Michael Zusman's introduction to wrestling came in the fourth grade.

"I ended up really liking it," he said.

As a fifth-grader, Zusman decided he enjoyed wrestling so much that he wanted to participate in the offseason, and he started training at 11 years old with former Belarus Olympic wrestling coach Sergei Kitaev through the Columbus Wrestling Club.

Now a New Albany High School senior, Zusman is wrestling for the school and still is learning under Kitaev -- and a little more about himself through his senior-seminar project.

The 18-year-old also has two wrestling training trips to Russia with Kitaev under his belt, with the most recent being last summer.

For his senior-seminar project, Zusman created a one-hour documentary about his summer trip, recording video with his smartphone.

Senior seminar is a New Albany High School graduation requirement in which students research an idea and create a product or complete a project; they must document 80 hours of work for the project.

"I basically tried to film anything," Zusman said.

He said he wanted to make sure he had enough footage.

"The more, the better was my philosophy," he said.

Zusman said Kitaev makes the voyage once a year with some of his wrestling students, traveling across Europe to participate in wrestling training camps and competitions.

The first time Zusman went on one of these trips, he had just finished eighth grade. He and his father, George, vacationed in Europe before meeting Kitaev and the other students, Zusman said. Together, they went to Belarus and the cities of Moscow, St. Petersburg and Smolensk in Russia.

Zusman said he enjoyed watching how the other students -- who primarily were high school seniors and college students -- trained. Observing them made him see possibilities for his own training, he said.

Although the trip was his first visit to Russia, Zusman had been speaking Russian since he could learn to talk. He didn't learn English, he said, until he went to day care.

Although his parents met in the U.S., they both were born abroad. His father moved from St.

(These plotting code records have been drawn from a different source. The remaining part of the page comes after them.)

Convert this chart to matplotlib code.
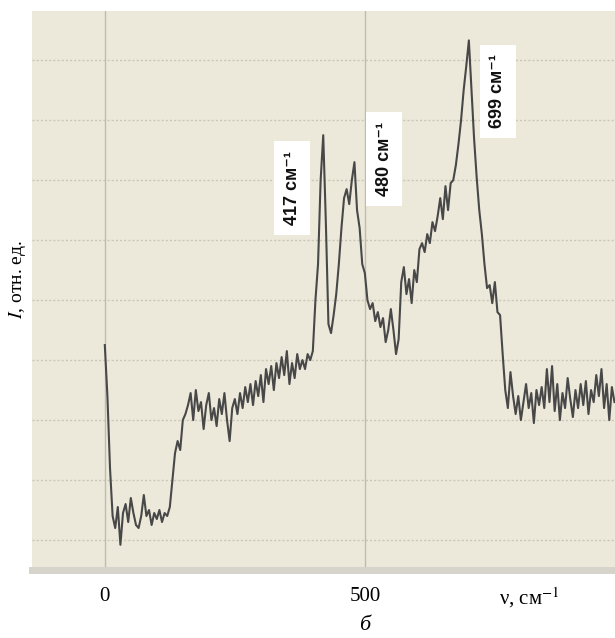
import numpy as np
import matplotlib
matplotlib.use("Agg")
import matplotlib.pyplot as plt
import matplotlib.transforms as mtransforms

plt.rcParams["mathtext.fontset"] = "stix"

# --- spectrum data (wavenumber step 5 cm^-1), intensity in arbitrary units ---
nu = np.arange(0, 985, 5)
intensity = [
    4.25, 3.4, 2.2, 1.4, 1.2, 1.55, 0.92, 1.45, 1.6, 1.3,
    1.7, 1.45, 1.25, 1.2, 1.4, 1.75, 1.4, 1.5, 1.25, 1.45,
    1.35, 1.5, 1.3, 1.45, 1.4, 1.55, 2.0, 2.45, 2.65, 2.5,
    3.0, 3.1, 3.25, 3.45, 3.0, 3.5, 3.15, 3.3, 2.85, 3.25,
    3.45, 3.0, 3.2, 2.9, 3.35, 3.1, 3.45, 3.0, 2.65, 3.2,
    3.35, 3.1, 3.45, 3.2, 3.55, 3.3, 3.6, 3.25, 3.65, 3.4,
    3.75, 3.3, 3.85, 3.6, 3.9, 3.5, 3.95, 3.7, 4.05, 3.75,
    4.15, 3.6, 3.95, 3.7, 4.1, 3.85, 4.0, 3.85, 4.1, 4.0,
    4.15, 5.0, 5.6, 7.0, 7.75, 6.3, 4.6, 4.45, 4.75, 5.1,
    5.6, 6.2, 6.7, 6.85, 6.6, 7.0, 7.3, 6.5, 6.2, 5.6,
    5.45, 5.0, 4.85, 4.95, 4.65, 4.8, 4.55, 4.7, 4.3, 4.5,
    4.85, 4.5, 4.1, 4.35, 5.3, 5.55, 5.1, 5.35, 4.95, 5.5,
    5.3, 5.85, 5.95, 5.8, 6.1, 5.95, 6.3, 6.15, 6.4, 6.7,
    6.35, 6.9, 6.5, 6.95, 7.0, 7.25, 7.6, 8.0, 8.5, 8.9,
    9.33, 8.5, 7.7, 7.05, 6.5, 6.1, 5.6, 5.2, 5.25, 4.95,
    5.3, 4.8, 4.75, 4.1, 3.5, 3.2, 3.8, 3.4, 3.1, 3.4,
    3.0, 3.3, 3.6, 3.2, 3.45, 2.95, 3.5, 3.25, 3.55, 3.2,
    3.85, 3.3, 3.9, 3.15, 3.6, 3.0, 3.45, 3.2, 3.7, 3.35,
    3.05, 3.5, 3.2, 3.6, 3.25, 3.65, 3.1, 3.5, 3.3, 3.75,
    3.4, 3.85, 3.2, 3.6, 3.0, 3.55, 3.3,
]

peak_labels = ["417 см⁻¹", "480 см⁻¹", "699 см⁻¹"]
peak_label_x = [360, 537, 756]
peak_label_y = [6.87, 7.35, 8.48]

x_ticks = [0, 500]

fig = plt.figure(figsize=(6.15, 6.38), dpi=100)
ax = fig.add_axes([32 / 615, 1 - 570 / 638, 1 - 32 / 615, (570 - 11) / 638])
ax.set_facecolor("#ece8da")

ax.set_xlim(-140, 981)
ax.set_ylim(0.5, 9.82)

# grid
for yv in range(1, 10):
    ax.axhline(yv, color="#cbc7b8", lw=1.0, ls=(0, (1.5, 1.5)), zorder=1)
for xv in x_ticks:
    ax.axvline(xv, color="#bfbbad", lw=1.0, zorder=1)

ax.plot(nu, intensity, color="#484848", lw=1.5, zorder=3)

for lab, lx, ly in zip(peak_labels, peak_label_x, peak_label_y):
    ax.text(lx, ly, lab, rotation=90, ha="center", va="center", fontsize=13,
            weight="bold", family=["Liberation Sans", "DejaVu Sans"], color="#111111",
            zorder=4, bbox=dict(facecolor="white", edgecolor="none", pad=7))

for side in ["top", "left", "right"]:
    ax.spines[side].set_visible(False)
ax.spines["bottom"].set_color("#d6d3cb")
ax.spines["bottom"].set_linewidth(5)

ax.set_yticks([])
ax.set_xticks(x_ticks)
ax.set_xticklabels([str(t) for t in x_ticks], family="Liberation Serif", fontsize=15)
ax.tick_params(axis="x", length=0, pad=12)

trans = mtransforms.blended_transform_factory(ax.transData, fig.transFigure)
ax.text(817, 1 - 598 / 638, "ν, см$^{-1}$", transform=trans, ha="center", va="center",
        fontsize=15, family="Liberation Serif")

fig.text(365 / 615, 1 - 626 / 638, "б", ha="center", va="center", fontsize=16,
         style="italic", family="Liberation Serif")
fig.text(18 / 615, 1 - 280 / 638, "$I$, отн. ед.", rotation=90, ha="center", va="center",
         fontsize=14, family="Liberation Serif")

fig.savefig("out.png", dpi=100, facecolor="white")
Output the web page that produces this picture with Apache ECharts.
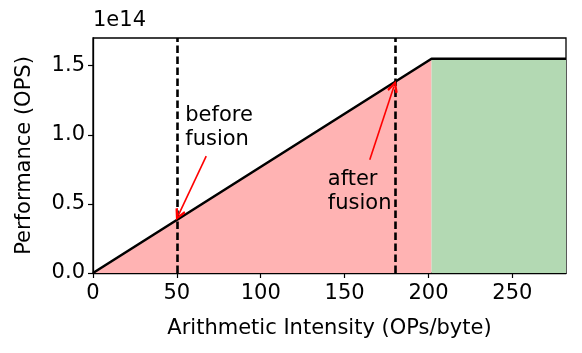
<!DOCTYPE html>
<html lang="en">
<head>
    <meta charset="UTF-8">
    <title>Roofline</title>
    <script src="https://cdn.jsdelivr.net/npm/echarts@6/dist/echarts.min.js"></script>
    <style>
        html, body { margin: 0; padding: 0; background: #fff; }
        #main { width: 582px; height: 353px; }
    </style>
</head>
<body>
    <div id="main"></div>
    <script>
        // roofline: peak ops and memory bandwidth
        var peakOps = 1.55e14;
        var bandwidth = 7.68e11;
        var ridge = peakOps / bandwidth;
        var xMax = 282;
        var yMax = 1.7e14;

        var roofline = [[0, 0], [ridge, peakOps], [xMax, peakOps]];
        var memBound = [[0, 0], [ridge, peakOps]];
        var computeBound = [[ridge, peakOps], [xMax, peakOps]];

        var xTicks = [0, 50, 100, 150, 200, 250];
        var yTicks = [0, 0.5e14, 1.0e14, 1.5e14];

        var markers = [50, 180];
        var notes = [
            { text: 'before\nfusion', at: [55.0, 1.05e14] },
            { text: 'after\nfusion', at: [140.0, 0.59e14] }
        ];
        var arrows = [
            [[67.5, 0.845e14], [51, 0.42e14]],
            [[165, 0.82e14], [179.4, 1.35e14]]
        ];

        // open "->" style head, tip pointing up
        var vHead = 'path://M5,0 L10,8.6 L8.2,9.8 L5,4 L1.8,9.8 L0,8.6 Z';

        var font = 'DejaVu Sans';
        var fs = 21;
        var myChart = echarts.init(document.getElementById('main'));
        var option = {
            animation: false,
            textStyle: { fontFamily: font },
            grid: {
                left: 93, top: 38, right: 16, bottom: 80,
                show: true, borderColor: '#000', borderWidth: 1.3,
                backgroundColor: 'transparent'
            },
            graphic: [{
                type: 'text', left: 93, top: 10,
                style: { text: '1e14', font: fs + 'px DejaVu Sans', fill: '#000' }
            }],
            xAxis: {
                type: 'value', min: 0, max: xMax,
                name: 'Arithmetic Intensity (OPs/byte)',
                nameLocation: 'middle', nameGap: 45,
                nameTextStyle: { fontSize: fs, color: '#000', fontFamily: font },
                splitLine: { show: false },
                axisLine: { show: true, lineStyle: { color: '#000', width: 1.3 } },
                axisTick: { show: true, length: 5, lineStyle: { color: '#000', width: 1.2 }, customValues: xTicks },
                axisLabel: { fontSize: fs, color: '#000', margin: 10, customValues: xTicks }
            },
            yAxis: {
                type: 'value', min: 0, max: yMax,
                name: 'Performance (OPS)',
                nameLocation: 'middle', nameGap: 58,
                nameTextStyle: { fontSize: fs, color: '#000', fontFamily: font },
                splitLine: { show: false },
                axisLine: { show: true, lineStyle: { color: '#000', width: 1.3 } },
                axisTick: { show: true, length: 5, lineStyle: { color: '#000', width: 1.2 }, customValues: yTicks },
                axisLabel: {
                    fontSize: fs, color: '#000', margin: 8, customValues: yTicks,
                    formatter: function (v) { return (v / 1e14).toFixed(1); }
                }
            },
            series: [
                {
                    type: 'line', data: memBound, symbol: 'none',
                    lineStyle: { width: 0 },
                    areaStyle: { color: '#ffb3b3', opacity: 1 }
                },
                {
                    type: 'line', data: computeBound, symbol: 'none',
                    lineStyle: { width: 0 },
                    areaStyle: { color: '#b3d9b3', opacity: 1 }
                },
                {
                    type: 'line', data: roofline, symbol: 'none',
                    lineStyle: { color: '#000', width: 2.6 },
                    markLine: {
                        silent: true, symbol: 'none', animation: false,
                        label: { show: false },
                        lineStyle: { color: '#000', width: 2.6, type: [7.5, 3.5] },
                        data: markers.map(function (m) { return { xAxis: m }; })
                    },
                    markPoint: {
                        silent: true, symbol: 'circle', symbolSize: 0,
                        label: {
                            show: true, position: 'right', distance: 0,
                            formatter: function (p) { return p.name; },
                            fontSize: fs, lineHeight: 24, color: '#000', fontFamily: font
                        },
                        data: notes.map(function (n) { return { coord: n.at, name: n.text }; })
                    }
                },
                {
                    type: 'line', data: [], symbol: 'none', z: 5,
                    markLine: {
                        silent: true, symbol: ['none', vHead], symbolSize: [11, 12],
                        label: { show: false },
                        lineStyle: { color: '#ff0000', width: 1.6, type: 'solid' },
                        data: arrows.map(function (a) {
                            return [{ coord: a[0] }, { coord: a[1] }];
                        })
                    }
                }
            ]
        };
        myChart.setOption(option);
    </script>
</body>
</html>
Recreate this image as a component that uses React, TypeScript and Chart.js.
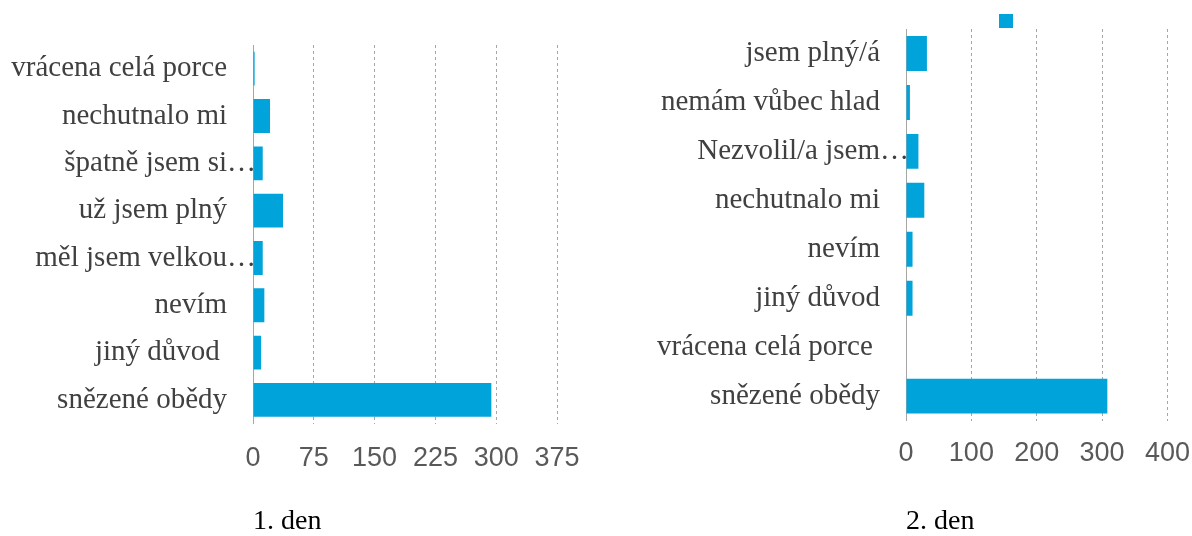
import React, { useEffect, useRef } from 'react';
import { Chart, registerables } from 'chart.js';

Chart.register(...registerables);

// ---- data ----
const day1Categories = [
  'vrácena celá porce',
  'nechutnalo mi',
  'špatně jsem si…',
  'už jsem plný',
  'měl jsem velkou…',
  'nevím',
  'jiný důvod ',
  'snězené obědy',
];
const day1Values = [2, 21, 12, 37, 12, 14, 10, 294];
const day1Ticks = [0, 75, 150, 225, 300, 375];
const day1Title = '1. den';

const day2Categories = [
  'jsem plný/á',
  'nemám vůbec hlad',
  'Nezvolil/a jsem…',
  'nechutnalo mi',
  'nevím',
  'jiný důvod',
  'vrácena celá porce ',
  'snězené obědy',
];
const day2Values = [32, 6, 19, 28, 10, 10, 0, 308];
const day2Ticks = [0, 100, 200, 300, 400];
const day2Title = '2. den';

// ---- styles ----
const BAR_COLOR = '#00A3DA';
const SERIF = "'Liberation Serif', 'Times New Roman', serif";
const SANS = "'Liberation Sans', Arial, sans-serif";

const legendSwatch = {
  id: 'legendSwatch',
  afterDraw(chart: any, _args: any, opts: any) {
    if (!opts || !opts.show) return;
    const { ctx, chartArea } = chart;
    ctx.save();
    ctx.fillStyle = chart.data.datasets[0].backgroundColor;
    ctx.fillRect(chartArea.left + opts.dx, chartArea.top + opts.dy, 14, 14);
    ctx.restore();
  },
};

type PanelProps = {
  categories: string[];
  values: number[];
  ticks: number[];
  title: string;
  width: number;
  left: number;
  axisWidth: number;
  padTop: number;
  padRight: number;
  padBottom: number;
  xTickPad: number;
  titlePadTop: number;
  swatch: boolean;
};

function BarPanel(p: PanelProps) {
  const ref = useRef<HTMLCanvasElement | null>(null);
  useEffect(() => {
    if (!ref.current) return;
    const cats = p.categories;
    const chart = new Chart(ref.current, {
      type: 'bar',
      data: {
        labels: cats,
        datasets: [
          {
            label: '',
            data: p.values,
            backgroundColor: BAR_COLOR,
            borderWidth: 0,
            barPercentage: 0.715,
            categoryPercentage: 1,
          },
        ],
      },
      plugins: [legendSwatch],
      options: {
        indexAxis: 'y',
        responsive: false,
        animation: false,
        layout: { padding: { left: 0, top: p.padTop, right: p.padRight, bottom: p.padBottom } },
        plugins: {
          legend: { display: false },
          tooltip: { enabled: false },
          legendSwatch: { show: p.swatch, dx: 93, dy: -15 },
          title: {
            display: true,
            text: p.title,
            position: 'bottom',
            align: 'start',
            fullSize: false,
            color: '#000000',
            font: { family: SERIF, size: 28, weight: 'normal', lineHeight: 1 },
            padding: { top: p.titlePadTop, bottom: 0 },
          },
        } as any,
        scales: {
          x: {
            min: p.ticks[0],
            max: p.ticks[p.ticks.length - 1],
            ticks: {
              stepSize: p.ticks[1] - p.ticks[0],
              color: '#595959',
              font: { family: SANS, size: 27 },
              padding: p.xTickPad,
              maxRotation: 0,
              autoSkip: false,
            },
            grid: { color: '#A6A6A6', lineWidth: 1, drawTicks: false },
            border: { display: false, dash: [3, 3] },
          },
          y: {
            afterFit: (s: any) => {
              s.width = p.axisWidth;
            },
            ticks: {
              color: '#404040',
              font: { family: SERIF, size: 29 },
              padding: -3,
              autoSkip: false,
              callback: (_v: any, i: number) => {
                const l = cats[i];
                return l.endsWith('…') ? l : l + '    ';
              },
            },
            grid: { display: false, drawTicks: false },
            border: { display: true, color: '#A6A6A6', width: 1 },
          },
        },
      } as any,
    });
    return () => chart.destroy();
  }, []);
  return (
    <canvas
      ref={ref}
      width={p.width}
      height={536}
      style={{ position: 'absolute', left: p.left, top: 0, width: p.width, height: 536, display: 'block' }}
    />
  );
}

export default function App() {
  return (
    <div
      style={{
        position: 'absolute',
        left: 0,
        top: 0,
        width: 1192,
        height: 536,
        overflow: 'hidden',
        background: '#ffffff',
      }}
    >
      <BarPanel
        categories={day1Categories}
        values={day1Values}
        ticks={day1Ticks}
        title={day1Title}
        width={600}
        left={0}
        axisWidth={253}
        padTop={45}
        padRight={43}
        padBottom={0}
        xTickPad={19}
        titlePadTop={14}
        swatch={false}
      />
      <BarPanel
        categories={day2Categories}
        values={day2Values}
        ticks={day2Ticks}
        title={day2Title}
        width={607}
        left={600}
        axisWidth={306}
        padTop={29}
        padRight={25}
        padBottom={0}
        xTickPad={17}
        titlePadTop={21}
        swatch={true}
      />
    </div>
  );
}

Petersburg just before the Soviet Union's collapse; his mother, Svetlana, made the trip to the U.S. from Ukraine in the mid-1990s, Zusman said.

Zusman's grandmother, Valentina, took care of him when he was a child, and she spoke Russian, Zusman said. At home, he watched Russian TV shows but never got a sense of what life was like in Belarus and Russia until he visited there, he said.

During his second trip with Kitaev, Zusman said, he again visited Smolensk in Russia, as well as Minsk in Belarus, during a monthlong trip in June.

He filmed training sessions and competitions for his documentary, as well as people he had met and scenes from nature. For example, in Smolensk, the group traveled into the countryside, where Zusman was able to film fish in a river.

Although he knew how to edit video using Apple's iMovie program, Zusman decided to learn how to use a more advanced editing program, Adobe Premiere Pro, to assemble his documentary, he said.

His decision to obtain lots of footage, he said, paid off during the editing process.

In addition to learning how to use a new program, the project helped him hone his wrestling skills, Zusman said.

Going abroad gave him the opportunity to wrestle with athletes who have styles and techniques that are different from those he uses because countries have slight variations, Zusman said. The experience helped him be a more versatile competitor, he said.

Traveling internationally helps wrestlers a great deal, Kitaev said. Still, he said, differences in grappling are not dictated so much by style but by knowledge.

"It's how much you know, and how much you can use," he said.

Kitaev said he travels abroad every summer, taking high school students, college students and adults with him.

Now 57, Kitaev has been wrestling since age 7, he said. He served as the Olympic freestyle head coach for Belarus at the London 2012 Summer Olympics, and he is the master coach at the Columbus Wrestling Club.

Kitaev said he met Zusman through the wrestling club.

At the time, Zusman was tall and skinny, Kitaev said. When Zusman started practice, other wrestlers defeated him easily, he said.

Kitaev said he figured he would not see Zusman again, but the boy returned, proving himself to be a focused, patient student.

"He was really hardworking," Kitaev said.

For his part, Zusman, who is now 6 feet tall and 145 pounds, describes Kitaev as an "amazing coach."

Zusman's wrestling career won't end after he graduates high school.

Thus far, he has been accepted to Georgetown University and Ohio State University. He said he wants to join a wrestling club in college, where he wants to study business or economics and, eventually, law.